Cobalt-, zinc-, and nickel-zinc-substituted nano-size manganese ferrite powders, $MnFe_2O_4$, $Mn_{0.8}Co_{0.2}Fe_2O_4$, $Mn_{0.8}Zn_{0.2}Fe_2O_4$ and $Mn_{0.8}Ni_{0.1}Zn_{0.1}Fe_2O_4$, were fabricated using a sol-gel method, and their crystallographic and magnetic properties were subsequently studied. The $MnFe_2O_4$ ferrite powder annealed at temperatures above 523 K exhibited a spinel structure, and the particle size increased as the annealing temperature increased. All ferrites annealed at 773 K showed a single spinel structure, and the lattice constants and particle size decreased with the substitution of Co, Zn, and Ni-Zn. The $M{\ddot{o}}ssbauer$ spectrum of the $MnFe_2O_4$ ferrite powder annealed at 523 K only showed a doublet due to its superparamagnetic phase, and the $M{\ddot{o}}ssbauer$ spectra of the $MnFe_2O_4$, $Mn_{0.8}Co_{0.2}Fe_2O_4$, and $Mn_{0.8}Zn_{0.2}Fe_2O_4$ ferrite powders annealed at 773 K could be fitted as the superposition of two Zeeman sextets due to the tetrahedral and octahedral sites of the $Fe^{3+}$ ions. However, the $M{\ddot{o}}ssbauer$ spectrum of the $Mn_{0.8}Ni_{0.1}Zn_{0.1}Fe_2O_4$ ferrite powder annealed at 773 K consisted of two Zeeman sextets and one quadrupole doublet due to its ferrimagnetic and paramagnetic behavior. The area ratio of the $M{\ddot{o}}ssbauer$ spectra could be used to determine the cation distribution equation, and we also explained the variation in the $M{\ddot{o}}ssbauer$ parameters by using this cation distribution equation, the superexchange interaction and the particle size.
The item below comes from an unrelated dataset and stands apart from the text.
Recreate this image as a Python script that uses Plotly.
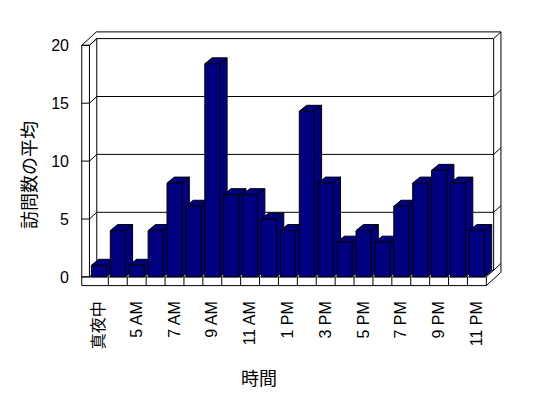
import plotly.graph_objects as go

# ---------------- data ----------------
hours = ["真夜中", "4 AM", "5 AM", "6 AM", "7 AM", "8 AM", "9 AM", "10 AM", "11 AM",
         "12 PM", "1 PM", "2 PM", "3 PM", "4 PM", "5 PM", "6 PM", "7 PM", "8 PM",
         "9 PM", "10 PM", "11 PM"]
visits = [1, 4, 1, 4, 8.1, 6.1, 18.4, 7.1, 7.1, 5, 4, 14.3, 8.1, 3, 4, 3, 6.1, 8.1,
          9.2, 8.1, 4]
y_ticks = [0, 5, 10, 15, 20]
x_title = "時間"
y_title = "訪問数の平均"

# ---------------- layout geometry (pixels -> axis units) ----------------
W, H = 548, 398
CAT_PX = 18.9      # pixels per category
X0_PX = 98.9       # pixel of first category centre
VAL_PX = 11.58     # pixels per value unit
Y0_PX = 276.9      # pixel of value 0 (front plane)
PL, PR, PT, PB = 76, 510, 24, 292   # plot box in pixels

x_range = [(PL - X0_PX) / CAT_PX, (PR - X0_PX) / CAT_PX]
y_range = [(Y0_PX - PB) / VAL_PX, (Y0_PX - PT) / VAL_PX]

DX, DY = 7.3 / CAT_PX, 6.7 / VAL_PX       # wall depth vector
BX, BY = 7.3 / CAT_PX, 6.0 / VAL_PX       # bar depth vector
TW = 7.7 / CAT_PX                          # left wall thickness
TF = 8.7 / VAL_PX                          # floor thickness
BAR_W = 15 / CAT_PX

NAVY = "#000080"
n = len(hours)
XL, XR = -0.5, n - 0.5
YT = max(y_ticks)
xs = list(range(n))

shapes = []


def seg(x0, y0, x1, y1):
    shapes.append(dict(type="line", xref="x", yref="y", x0=x0, y0=y0, x1=x1, y1=y1,
                       line=dict(color="black", width=1), layer="below"))


# left wall
seg(XL - TW, YT, XL - TW, -TF)
seg(XL, YT, XL, 0)
seg(XL - TW, YT, XL, YT)
seg(XL - TW, YT, XL - TW + 2 * DX, YT + 2 * DY)
seg(XL, YT, XL + DX, YT + DY)
seg(XL + DX, YT + DY, XL + DX, DY)
# ticks + gridlines
for v in y_ticks:
    seg(XL - TW, v, XL, v)
    seg(XL, v, XL + DX, v + DY)
    seg(XL + DX, v + DY, XR + DX, v + DY)
    seg(XR + DX, v + DY, XR + 2 * DX, v + 2 * DY)
# back wall top / right end
seg(XL - TW + 2 * DX, YT + 2 * DY, XR + 2 * DX, YT + 2 * DY)
seg(XR + DX, YT + DY, XR + DX, DY)
seg(XR + 2 * DX, YT + 2 * DY, XR + 2 * DX, -TF + 2 * DY)
# floor
seg(XL - TW, 0, XR, 0)
seg(XL - TW, -TF, XR, -TF)
seg(XR, -TF, XR, 0)
for k in range(1, n):
    seg(XL + k, -TF, XL + k, 0)
seg(XR, 0, XR + DX, DY)
seg(XR, -TF, XR + 2 * DX, -TF + 2 * DY)

fig = go.Figure()

# side + top faces of each bar (drawn left to right so later bars hide earlier sides)
for i, v in zip(xs, visits):
    l, r = i - BAR_W / 2, i + BAR_W / 2
    px = [r, r, r + BX, r + BX, r, None, l, r, r + BX, l + BX, l]
    py = [0, v, v + BY, BY, 0, None, v, v, v + BY, v + BY, v]
    fig.add_trace(go.Scatter(x=px, y=py, mode="lines", fill="toself", fillcolor=NAVY,
                             line=dict(color="black", width=1), hoverinfo="skip",
                             showlegend=False))

# front faces on an overlaying axis so they sit above every side face
fig.add_trace(go.Bar(x=xs, y=visits, width=BAR_W, yaxis="y2",
                     marker=dict(color=NAVY, line=dict(color="black", width=1)),
                     showlegend=False, hoverinfo="skip"))

FONT = "Liberation Sans, Arial, Noto Sans CJK JP, sans-serif"
CJK = "Noto Sans CJK JP"

pw, ph = PR - PL, PB - PT


def px_to_paper(xp, yp):
    return (xp - PL) / pw, ((H - yp) - (H - PB)) / ph


tx, ty = px_to_paper(259, 377)
yx, yy = px_to_paper(28, 175)

fig.update_layout(
    width=W, height=H,
    margin=dict(l=PL, r=W - PR, t=PT, b=H - PB, pad=0),
    paper_bgcolor="white", plot_bgcolor="white",
    font=dict(family=FONT, size=16, color="black"),
    shapes=shapes,
    showlegend=False,
    xaxis=dict(range=x_range, showgrid=False, zeroline=False, showline=False,
               tickmode="array", tickvals=xs[0::2], ticktext=hours[0::2],
               tickangle=-90, ticks="", ticklabelstandoff=5,
               tickfont=dict(family=FONT, size=16, color="black")),
    yaxis=dict(range=y_range, showgrid=False, zeroline=False, showline=False,
               tickmode="array", tickvals=y_ticks, ticks="", ticklabelstandoff=6,
               tickfont=dict(family=FONT, size=16, color="black")),
    yaxis2=dict(range=y_range, overlaying="y", visible=False),
    annotations=[
        dict(text=x_title, x=tx, y=ty, xref="paper", yref="paper",
             xanchor="center", yanchor="middle",
             showarrow=False, font=dict(family=CJK, size=18, color="black")),
        dict(text=y_title, x=yx, y=yy, xref="paper", yref="paper",
             xanchor="center", yanchor="middle",
             showarrow=False, textangle=-90, font=dict(family=CJK, size=18, color="black")),
    ],
)

fig.write_html("out.html")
Relative to pure $MnFe_2O_4$, the saturation magnetizations and coercivities were larger in $Mn_{0.8}Co_{0.2}Fe_2O_4$ and smaller in $Mn_{0.8}Zn_{0.2}Fe_2O_4$, and $Mn_{0.8}Ni_{0.1}Zn_{0.1}Fe_2O_4$. These variations could be explained using the site distribution equations, particle sizes and magnetic moments of the substituted ions.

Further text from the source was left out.